[START Input rows]

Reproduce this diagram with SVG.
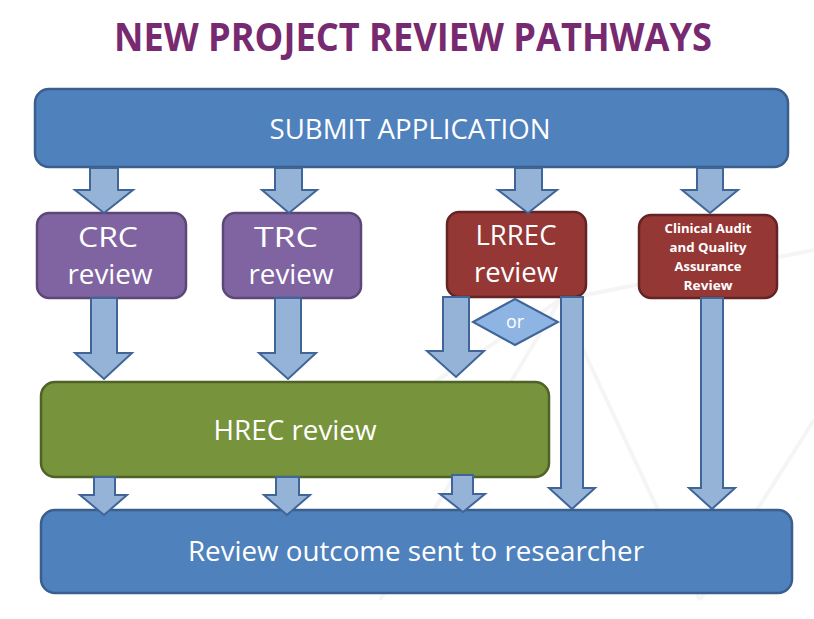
<svg xmlns="http://www.w3.org/2000/svg" width="814" height="619" viewBox="0 0 814 619">
<style>
.t{font-family:"Open Sans","Noto Sans","Liberation Sans",sans-serif;fill:#fff;text-anchor:middle}
.blue{fill:#4F81BD;stroke:#3A5F8C;stroke-width:2.5}
.purple{fill:#8064A2;stroke:#5C4776;stroke-width:2.5}
.red{fill:#953735;stroke:#632523;stroke-width:2.5}
.green{fill:#77933C;stroke:#4F6228;stroke-width:2.5}
.arr{fill:#95B3D7;stroke:#3F6599;stroke-width:2;stroke-linejoin:miter}
.bg{fill:none;stroke:#f5f5f5;stroke-width:4}
</style>
<rect width="814" height="619" fill="#fff"/>
<g id="background">
<polyline class="bg" points="560,300 700,600"/>
<polyline class="bg" points="300,470 560,300 814,250"/>
<polyline class="bg" points="700,600 814,420"/>
<polyline class="bg" points="380,600 560,300"/>
</g>
<text x="413" y="51" class="t" style="fill:#772A6F;font-weight:700;font-size:39px" textLength="598" lengthAdjust="spacingAndGlyphs">NEW PROJECT REVIEW PATHWAYS</text>
<g id="submit">
<rect class="blue" x="35" y="89" width="753" height="78" rx="14"/>
<text class="t" x="410" y="139" style="font-size:27px" textLength="281" lengthAdjust="spacingAndGlyphs">SUBMIT APPLICATION</text>
</g>
<g id="crc">
<rect class="purple" x="37" y="213" width="149" height="85" rx="12"/>
<text class="t" x="108" y="247" style="font-size:27px" textLength="60" lengthAdjust="spacingAndGlyphs">CRC</text>
<text class="t" x="110" y="284" style="font-size:28px" textLength="85" lengthAdjust="spacingAndGlyphs">review</text>
</g>
<g id="trc">
<rect class="purple" x="223" y="213" width="138" height="85" rx="12"/>
<text class="t" x="286" y="247" style="font-size:27px" textLength="64" lengthAdjust="spacingAndGlyphs">TRC</text>
<text class="t" x="291" y="284" style="font-size:28px" textLength="85" lengthAdjust="spacingAndGlyphs">review</text>
</g>
<g id="lrrec">
<rect class="red" x="447" y="212" width="139" height="85" rx="12"/>
<text class="t" x="516" y="245" style="font-size:27px" textLength="81" lengthAdjust="spacingAndGlyphs">LRREC</text>
<text class="t" x="516" y="282" style="font-size:28px" textLength="84" lengthAdjust="spacingAndGlyphs">review</text>
</g>
<g id="clinical">
<rect class="red" x="639" y="215" width="138" height="83" rx="12"/>
<g class="t" style="font-size:13px;font-weight:700">
<text x="708" y="233" textLength="87" lengthAdjust="spacingAndGlyphs">Clinical Audit</text>
<text x="708" y="252" textLength="77" lengthAdjust="spacingAndGlyphs">and Quality</text>
<text x="708" y="271" textLength="67" lengthAdjust="spacingAndGlyphs">Assurance</text>
<text x="708" y="290" textLength="49" lengthAdjust="spacingAndGlyphs">Review</text>
</g>
</g>
<g id="or">
<polygon points="473,322 515,299 558,322 515,345" style="fill:#8EB4E3;stroke:#3F6599;stroke-width:2"/>
<text class="t" x="515" y="328" style="font-size:19px" textLength="18" lengthAdjust="spacingAndGlyphs">or</text>
</g>
<g id="hrec">
<rect class="green" x="41" y="382" width="508" height="95" rx="14"/>
<text class="t" x="295" y="440" style="font-size:27px" textLength="163" lengthAdjust="spacingAndGlyphs">HREC review</text>
</g>
<g id="outcome">
<rect class="blue" x="41" y="510" width="751" height="83" rx="14"/>
<text class="t" x="416" y="561" style="font-size:28px" textLength="456" lengthAdjust="spacingAndGlyphs">Review outcome sent to researcher</text>
</g>
<g id="connectors">
<polygon class="arr" points="90,168 118,168 118,190 133,190 104,213 75,190 90,190"/>
<polygon class="arr" points="275,168 302,168 302,190 317,190 289,213 262,190 275,190"/>
<polygon class="arr" points="515,168 542,168 542,190 557,190 528,213 498,190 515,190"/>
<polygon class="arr" points="697,168 723,168 723,190 738,190 710,213 682,190 697,190"/>
<polygon class="arr" points="91,298 117,298 117,353 132,353 104,379 75,353 91,353"/>
<polygon class="arr" points="275,298 301,298 301,353 316,353 288,379 259,353 275,353"/>
<polygon class="arr" points="443,297 469,297 469,351 484,351 456,377 427,351 443,351"/>
<polygon class="arr" points="561,297 583,297 583,488 595,488 572,509 549,488 561,488"/>
<polygon class="arr" points="701,298 723,298 723,488 735,488 712,509 689,488 701,488"/>
<polygon class="arr" points="94,477 115,477 115,495 127,495 104,515 80,495 94,495"/>
<polygon class="arr" points="276,477 299,477 299,495 310,495 287,515 264,495 276,495"/>
<polygon class="arr" points="452,475 473,475 473,494 485,494 463,512 440,494 452,494"/>
</g>
</svg>
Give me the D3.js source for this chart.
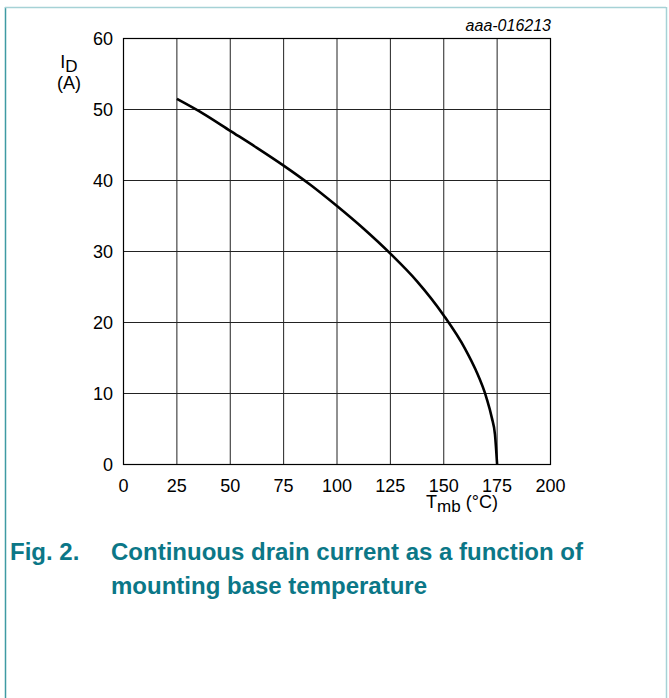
<!DOCTYPE html>
<html>
<head>
<meta charset="utf-8">
<script src="https://cdn.jsdelivr.net/npm/d3@7"></script>
<style>
  html, body { margin: 0; padding: 0; background: #fff; }
  svg { display: block; font-family: "Liberation Sans", Arial, sans-serif; }
</style>
</head>
<body>
<div id="chart"></div>
<script>
// values
const temps = [25, 37.5, 50, 62.5, 75, 87.5, 100, 112.5, 125, 137.5, 150, 160, 165, 170, 172.5, 174, 175];
const current = [51.5, 49.4, 47.0, 44.6, 42.1, 39.4, 36.4, 33.2, 29.7, 25.8, 21.0, 16.3, 13.3, 9.4, 6.6, 4.2, 0];
const xTicks = [0, 25, 50, 75, 100, 125, 150, 175, 200];
const yTicks = [0, 10, 20, 30, 40, 50, 60];

const width = 669;
const height = 698;

const svg = d3.select("#chart")
  .append("svg")
  .attr("width", width)
  .attr("height", height);

// page frame
svg.append("line").attr("x1", 5.5).attr("x2", 5.5).attr("y1", 7).attr("y2", height)
  .attr("stroke", "#3f9aa3").attr("stroke-width", 1.5);
svg.append("line").attr("x1", 5).attr("x2", 666).attr("y1", 7.5).attr("y2", 7.5)
  .attr("stroke", "#a6d2d6").attr("stroke-width", 1.5);
svg.append("line").attr("x1", 666.5).attr("x2", 666.5).attr("y1", 7).attr("y2", height)
  .attr("stroke", "#a6d2d6").attr("stroke-width", 1.5);

const x = d3.scaleLinear().domain([0, 200]).range([123.5, 550.5]);
const y = d3.scaleLinear().domain([0, 60]).range([464.5, 38.5]);

const grid = svg.append("g");
grid.selectAll(".vgrid")
  .data(xTicks)
  .enter().append("line")
  .attr("x1", d => x(d)).attr("x2", d => x(d))
  .attr("y1", y(0)).attr("y2", y(60))
  .attr("stroke", "#222").attr("stroke-width", 1);
grid.selectAll(".hgrid")
  .data(yTicks)
  .enter().append("line")
  .attr("x1", x(0)).attr("x2", x(200))
  .attr("y1", d => y(d)).attr("y2", d => y(d))
  .attr("stroke", "#222").attr("stroke-width", 1);

svg.append("rect")
  .attr("x", x(0)).attr("y", y(60))
  .attr("width", x(200) - x(0)).attr("height", y(0) - y(60))
  .attr("fill", "none").attr("stroke", "#000").attr("stroke-width", 1.2);

// tick labels
svg.append("g").selectAll("text")
  .data(yTicks)
  .enter().append("text")
  .attr("x", 113)
  .attr("y", d => y(d) + 6.5)
  .attr("text-anchor", "end")
  .attr("font-size", 18)
  .text(d => d);

svg.append("g").selectAll("text")
  .data(xTicks)
  .enter().append("text")
  .attr("x", d => x(d))
  .attr("y", 492)
  .attr("text-anchor", "middle")
  .attr("font-size", 18)
  .text(d => d);

// axis titles
const yl = svg.append("text").attr("x", 69).attr("y", 68).attr("text-anchor", "middle").attr("font-size", 18);
yl.append("tspan").text("I");
yl.append("tspan").attr("dy", 4).attr("font-size", 17).text("D");
svg.append("text").attr("x", 69).attr("y", 89).attr("text-anchor", "middle").attr("font-size", 18).text("(A)");

const xl = svg.append("text").attr("x", 462).attr("y", 508).attr("text-anchor", "middle").attr("font-size", 18);
xl.append("tspan").text("T");
xl.append("tspan").attr("dy", 4).attr("font-size", 17).text("mb");
xl.append("tspan").attr("dy", -4).text(" (°C)");

svg.append("text")
  .attr("x", 551).attr("y", 31)
  .attr("text-anchor", "end")
  .attr("font-size", 16)
  .attr("font-style", "italic")
  .text("aaa-016213");

// curve
const line = d3.line()
  .x((d, i) => x(temps[i]))
  .y(d => y(d))
  .curve(d3.curveMonotoneX);

svg.append("path")
  .datum(current)
  .attr("d", line)
  .attr("fill", "none")
  .attr("stroke", "#000")
  .attr("stroke-width", 2.6);

// caption
const teal = "#0b7787";
svg.append("text").attr("x", 10).attr("y", 560).attr("font-size", 24).attr("font-weight", "bold")
  .attr("fill", teal).text("Fig. 2.");
svg.append("text").attr("x", 111).attr("y", 560).attr("font-size", 24).attr("font-weight", "bold")
  .attr("fill", teal).text("Continuous drain current as a function of");
svg.append("text").attr("x", 111).attr("y", 594).attr("font-size", 24).attr("font-weight", "bold")
  .attr("fill", teal).text("mounting base temperature");
</script>
</body>
</html>
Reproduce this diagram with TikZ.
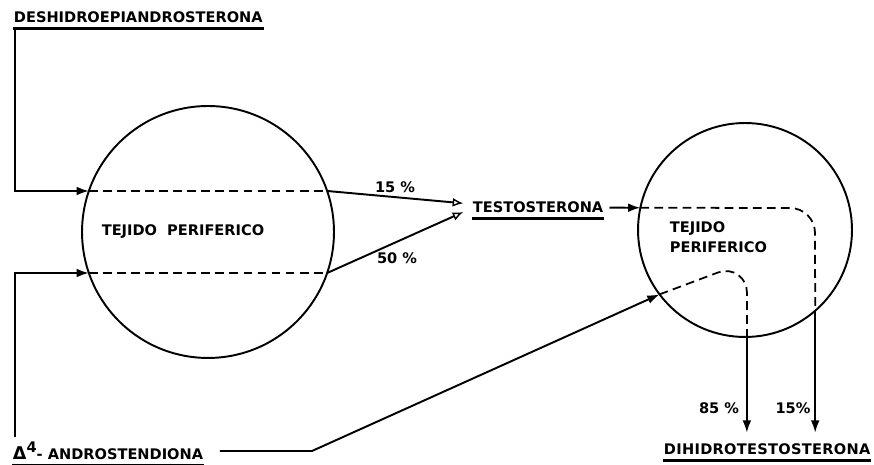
\documentclass[tikz,border=0pt]{standalone}
\usepackage{fontspec}
\setmainfont{DejaVu Sans}
\usepackage{tikz}
\usetikzlibrary{arrows.meta}

\begin{document}
\begin{tikzpicture}[x=0.02cm,y=0.02cm,line width=1.1pt,
  >={Latex[length=7pt,width=5pt]},
  abierta/.style={-{Latex[open,length=6pt,width=5pt,line width=0.8pt]}},
  texto/.style={inner sep=0pt,font=\fontsize{8.3}{11.3}\selectfont\bfseries},
  titulo/.style={texto,anchor=base west},
  tejido/.style={draw,circle,inner sep=0pt,outer sep=0pt},
  corte/.style={dash pattern=on 5pt off 3pt,line width=1pt},
  raya/.style={line width=1.8pt}]
\useasboundingbox (0,0) rectangle (874,465);

% los dos tejidos
\node[tejido,minimum size=5.04cm] (cizq) at (208,233) {};
\node[tejido,minimum size=4.28cm] (cder) at (745,235) {};
\node[texto] (tpi) at (183,233) {TEJIDO \ PERIFERICO};
\node[texto,align=left,anchor=west] (tpd) at (669,228) {TEJIDO\\PERIFERICO};

% hormonas
\node[titulo] (desh) at (13,442) {DESHIDROEPIANDROSTERONA};
\node[titulo] (testo) at (472,252) {TESTOSTERONA};
\node[titulo] (dht) at (663,10) {\addfontfeature{LetterSpace=2}DIHIDROTESTOSTERONA};
\node[titulo] (andro) at (12,5) {{\fontsize{10}{11}\selectfont Δ}\raisebox{4pt}{4}- ANDROSTENDIONA};
\foreach \n in {desh,testo,dht,andro}
  \draw[raya] ([yshift=-3pt]\n.base west) -- ([yshift=-3pt]\n.base east);

% porcentajes
\node[texto] (p15) at (395,278) {15 \%};
\node[texto] (p50) at (397,207) {50 \%};
\node[texto,anchor=east] (p85) at (740,57) {85 \%};
\node[texto] (p15b) at (793,57) {15\%};

% entradas al tejido periferico
\coordinate (a0) at (15,28);
\coordinate (codo) at (312,14);
\draw[->] ([xshift=1pt,yshift=-3pt]desh.base west) |- (cizq.161);
\draw[->] (a0) |- (cizq.199);
\draw[corte] (cizq.161) -- (cizq.19);
\draw[corte] (cizq.199) -- (cizq.-19);
\draw[abierta] (cizq.19) -- ([xshift=-5pt,yshift=2.5pt]testo.west);
\draw[abierta] (cizq.-19) -- ([xshift=-5pt,yshift=-2.5pt]testo.west);

% hacia dihidrotestosterona
\draw[->] ([xshift=3pt]testo.east) -- (cder.168);
\draw[corte] (cder.168) -- (790,257) arc[start angle=90,end angle=0,radius=25] -- (cder.-49);
\draw[->,shorten >=6pt] (cder.-49) -- (cder.-49 |- dht.north);
\draw[->,shorten <=9pt] (andro.east |- codo) -- (codo) -- (cder.217);
\draw[corte] (cder.217) -- (718,192.5) arc[start angle=112,end angle=0,radius=21] -- (cder.-89);
\draw[->,shorten >=6pt] (cder.-89) -- (cder.-89 |- dht.north);
\end{tikzpicture}
\end{document}
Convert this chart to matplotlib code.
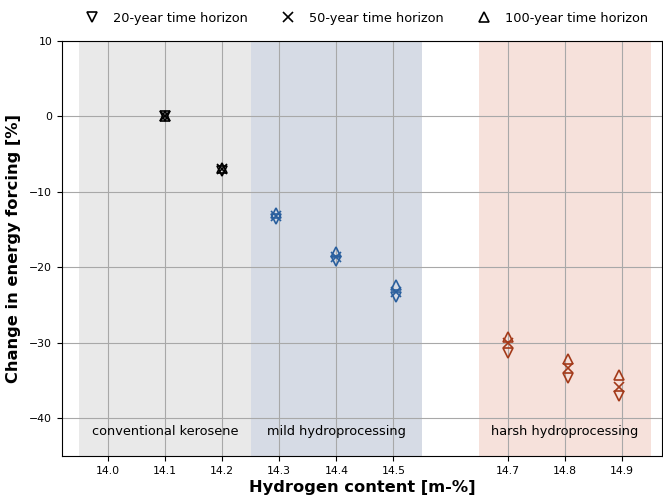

[END Input rows]

_Stated task_
Repeat, with no pictures, exactly the lines from the one containing "Reproduce this diagram with TikZ." through the one containing "(tpd) at (669,228)", the first and last included.

_Expected answer_
Reproduce this diagram with TikZ.
\documentclass[tikz,border=0pt]{standalone}
\usepackage{fontspec}
\setmainfont{DejaVu Sans}
\usepackage{tikz}
\usetikzlibrary{arrows.meta}

\begin{document}
\begin{tikzpicture}[x=0.02cm,y=0.02cm,line width=1.1pt,
  >={Latex[length=7pt,width=5pt]},
  abierta/.style={-{Latex[open,length=6pt,width=5pt,line width=0.8pt]}},
  texto/.style={inner sep=0pt,font=\fontsize{8.3}{11.3}\selectfont\bfseries},
  titulo/.style={texto,anchor=base west},
  tejido/.style={draw,circle,inner sep=0pt,outer sep=0pt},
  corte/.style={dash pattern=on 5pt off 3pt,line width=1pt},
  raya/.style={line width=1.8pt}]
\useasboundingbox (0,0) rectangle (874,465);

% los dos tejidos
\node[tejido,minimum size=5.04cm] (cizq) at (208,233) {};
\node[tejido,minimum size=4.28cm] (cder) at (745,235) {};
\node[texto] (tpi) at (183,233) {TEJIDO \ PERIFERICO};
\node[texto,align=left,anchor=west] (tpd) at (669,228) {TEJIDO\\PERIFERICO};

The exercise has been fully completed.